8月30日に投開票された寒川町長選挙は、現職の木村俊雄氏が圧勝した。「無投票阻止」を掲げた石黒昭雄氏の出馬もあり無投票は避けられたが、盛り上がりに欠ける選挙戦に。しかし、ある程度予測されていたこととはいえ、史上最低の投票率30・16%という数字は異例である。関係者は「現職優勢」を低投票率の理由に挙げるが、実際には町が抱える根本的な問題が影響したことは否定できない。
1回目の速報で予想通り現職が大きくリードし、10数人いた観覧者は皆席を立った。午後10時30分の2回目の速報で当選確実が出た開票所。誰もいない観覧席で記者は考えた。「現職優勢だけが投票率が低かった原因なのだろうか?」
記者が寒川編集室に着任した年の秋、驚くような出来事があった。新年号の恒例企画である町長インタビューについて、事前に質問事項を打診したときの話だ。『ツインシティー構想について』という項目について、町は「これは新年に相応しい内容ではない」と撤回を要求してきたのだ。

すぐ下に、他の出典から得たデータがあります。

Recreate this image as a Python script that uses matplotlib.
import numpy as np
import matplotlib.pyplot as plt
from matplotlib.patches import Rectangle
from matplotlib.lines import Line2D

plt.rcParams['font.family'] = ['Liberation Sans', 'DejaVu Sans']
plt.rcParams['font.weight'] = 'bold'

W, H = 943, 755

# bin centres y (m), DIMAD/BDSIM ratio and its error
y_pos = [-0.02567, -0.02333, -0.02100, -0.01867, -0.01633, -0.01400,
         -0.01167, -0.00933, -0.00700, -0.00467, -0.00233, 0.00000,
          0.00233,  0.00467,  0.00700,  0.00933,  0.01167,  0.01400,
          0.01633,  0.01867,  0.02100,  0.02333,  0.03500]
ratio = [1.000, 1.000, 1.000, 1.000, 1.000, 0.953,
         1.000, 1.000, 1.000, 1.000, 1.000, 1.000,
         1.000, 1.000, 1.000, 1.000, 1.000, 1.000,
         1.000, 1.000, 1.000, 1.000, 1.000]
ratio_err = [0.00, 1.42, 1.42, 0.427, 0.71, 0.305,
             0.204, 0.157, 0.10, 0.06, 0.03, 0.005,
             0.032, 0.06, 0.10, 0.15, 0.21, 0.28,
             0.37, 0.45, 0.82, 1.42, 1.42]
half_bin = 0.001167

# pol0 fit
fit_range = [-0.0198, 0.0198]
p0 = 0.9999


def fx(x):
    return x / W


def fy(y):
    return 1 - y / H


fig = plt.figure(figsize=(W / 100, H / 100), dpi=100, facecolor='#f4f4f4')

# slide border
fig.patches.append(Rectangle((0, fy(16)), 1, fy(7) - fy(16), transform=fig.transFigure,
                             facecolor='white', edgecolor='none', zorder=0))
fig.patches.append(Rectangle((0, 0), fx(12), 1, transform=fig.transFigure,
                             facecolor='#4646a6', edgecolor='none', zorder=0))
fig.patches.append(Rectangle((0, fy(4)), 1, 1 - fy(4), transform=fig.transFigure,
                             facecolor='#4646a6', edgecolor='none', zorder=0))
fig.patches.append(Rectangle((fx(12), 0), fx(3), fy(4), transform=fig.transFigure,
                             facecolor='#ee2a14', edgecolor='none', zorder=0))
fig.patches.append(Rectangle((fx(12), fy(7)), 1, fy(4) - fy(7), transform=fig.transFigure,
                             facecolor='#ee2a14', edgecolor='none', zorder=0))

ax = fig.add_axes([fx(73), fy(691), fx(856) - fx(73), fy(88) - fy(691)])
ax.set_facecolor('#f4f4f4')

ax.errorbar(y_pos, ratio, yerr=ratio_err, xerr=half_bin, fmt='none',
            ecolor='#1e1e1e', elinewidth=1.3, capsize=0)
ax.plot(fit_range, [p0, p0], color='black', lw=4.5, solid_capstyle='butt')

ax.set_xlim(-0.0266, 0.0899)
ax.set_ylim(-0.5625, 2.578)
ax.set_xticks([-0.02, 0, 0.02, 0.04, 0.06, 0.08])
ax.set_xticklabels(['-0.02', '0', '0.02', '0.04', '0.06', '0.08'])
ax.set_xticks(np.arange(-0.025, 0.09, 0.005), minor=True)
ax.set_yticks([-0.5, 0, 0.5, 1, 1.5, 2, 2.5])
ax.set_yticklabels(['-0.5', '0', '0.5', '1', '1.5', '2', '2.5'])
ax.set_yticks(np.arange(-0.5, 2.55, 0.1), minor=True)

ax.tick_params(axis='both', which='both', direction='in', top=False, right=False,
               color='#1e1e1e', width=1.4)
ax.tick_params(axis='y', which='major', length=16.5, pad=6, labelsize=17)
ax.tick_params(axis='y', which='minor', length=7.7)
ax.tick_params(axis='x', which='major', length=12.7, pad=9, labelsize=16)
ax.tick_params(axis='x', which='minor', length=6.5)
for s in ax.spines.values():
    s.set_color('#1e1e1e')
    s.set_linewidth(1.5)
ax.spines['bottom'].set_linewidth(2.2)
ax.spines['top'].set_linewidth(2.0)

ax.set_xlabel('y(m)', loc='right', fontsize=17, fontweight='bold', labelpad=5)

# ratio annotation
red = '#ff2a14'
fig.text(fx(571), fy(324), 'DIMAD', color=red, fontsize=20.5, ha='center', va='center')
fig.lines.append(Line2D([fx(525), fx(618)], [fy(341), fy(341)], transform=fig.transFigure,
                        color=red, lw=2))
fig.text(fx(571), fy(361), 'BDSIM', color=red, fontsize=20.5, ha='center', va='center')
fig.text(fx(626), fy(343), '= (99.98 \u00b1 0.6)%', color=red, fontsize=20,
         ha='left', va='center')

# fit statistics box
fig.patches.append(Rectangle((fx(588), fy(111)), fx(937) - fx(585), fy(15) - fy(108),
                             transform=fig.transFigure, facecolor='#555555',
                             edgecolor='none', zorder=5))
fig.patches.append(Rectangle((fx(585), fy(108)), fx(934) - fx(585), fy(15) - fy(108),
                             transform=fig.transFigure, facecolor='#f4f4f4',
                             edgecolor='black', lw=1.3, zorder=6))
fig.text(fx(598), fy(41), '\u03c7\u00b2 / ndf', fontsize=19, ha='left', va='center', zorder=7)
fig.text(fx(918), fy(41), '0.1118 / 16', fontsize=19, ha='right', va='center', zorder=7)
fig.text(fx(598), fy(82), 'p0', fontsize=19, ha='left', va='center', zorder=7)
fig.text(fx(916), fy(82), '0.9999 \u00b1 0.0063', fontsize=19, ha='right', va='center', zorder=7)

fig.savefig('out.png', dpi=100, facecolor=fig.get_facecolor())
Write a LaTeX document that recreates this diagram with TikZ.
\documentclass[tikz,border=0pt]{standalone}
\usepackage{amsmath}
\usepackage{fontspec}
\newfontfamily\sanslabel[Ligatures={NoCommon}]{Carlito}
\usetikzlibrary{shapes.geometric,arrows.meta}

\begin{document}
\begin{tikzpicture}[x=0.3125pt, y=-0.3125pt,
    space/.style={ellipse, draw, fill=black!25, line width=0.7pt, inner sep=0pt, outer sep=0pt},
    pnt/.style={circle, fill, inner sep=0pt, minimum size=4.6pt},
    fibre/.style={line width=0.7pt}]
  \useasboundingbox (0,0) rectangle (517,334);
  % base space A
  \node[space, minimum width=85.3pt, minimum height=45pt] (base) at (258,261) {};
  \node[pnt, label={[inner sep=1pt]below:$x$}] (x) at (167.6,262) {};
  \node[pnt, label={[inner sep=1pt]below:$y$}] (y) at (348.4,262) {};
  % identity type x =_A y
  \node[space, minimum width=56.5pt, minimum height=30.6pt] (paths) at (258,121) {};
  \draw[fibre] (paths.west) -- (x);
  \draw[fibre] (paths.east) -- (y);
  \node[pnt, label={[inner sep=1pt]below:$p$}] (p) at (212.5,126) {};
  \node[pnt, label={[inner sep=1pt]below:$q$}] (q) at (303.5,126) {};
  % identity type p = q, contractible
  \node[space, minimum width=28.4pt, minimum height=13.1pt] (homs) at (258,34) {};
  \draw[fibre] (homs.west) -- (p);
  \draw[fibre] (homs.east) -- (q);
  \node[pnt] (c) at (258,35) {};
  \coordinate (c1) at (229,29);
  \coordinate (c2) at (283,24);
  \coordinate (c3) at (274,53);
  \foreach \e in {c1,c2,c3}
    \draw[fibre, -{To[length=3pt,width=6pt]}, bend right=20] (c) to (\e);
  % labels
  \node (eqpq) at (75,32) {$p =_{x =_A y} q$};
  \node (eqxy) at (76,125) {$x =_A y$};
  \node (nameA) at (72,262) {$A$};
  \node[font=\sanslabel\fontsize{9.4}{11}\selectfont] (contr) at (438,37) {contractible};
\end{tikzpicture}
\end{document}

新年号というのは、きわどい質問を多用するより、新春らしく明るい未来を語ってもらえる内容を主とするもの。この観点から寒川町にとってツインシティー問題が相応しくないと、記者はその当時理解できないでいたとともに、町側の異例の対応に驚いたことが忘れられない。
新幹線新駅設置が決定していない現状、計画は立てられない―寒川町内では、これは仕方のないこととされている。神奈川県は相模川に架かる『ツインシティー橋』の建設を決め、ツインシティーのパートナーである平塚市もまちづくり計画を策定した。県は計画の立たない寒川町を非難した。しかし、どうにもならないのである。周辺自治体と一体となって勝ち取った新幹線新駅という権利は、今や設置場所の寒川町にとっては重荷と化してしまった。
今回の選挙で、町の将来を考え、強い意志を持って挑む新しい候補者は現れなかった。ツインシティー問題に劇的な解決策は望めない。これだけが町の問題というわけではないが、これが現状だ。こうした町の空気の淀みがもたらした低投票率―そう考えたくもなるような無人の開票所で、開票機のカタカタという乾いた音だけが空しく響いていた。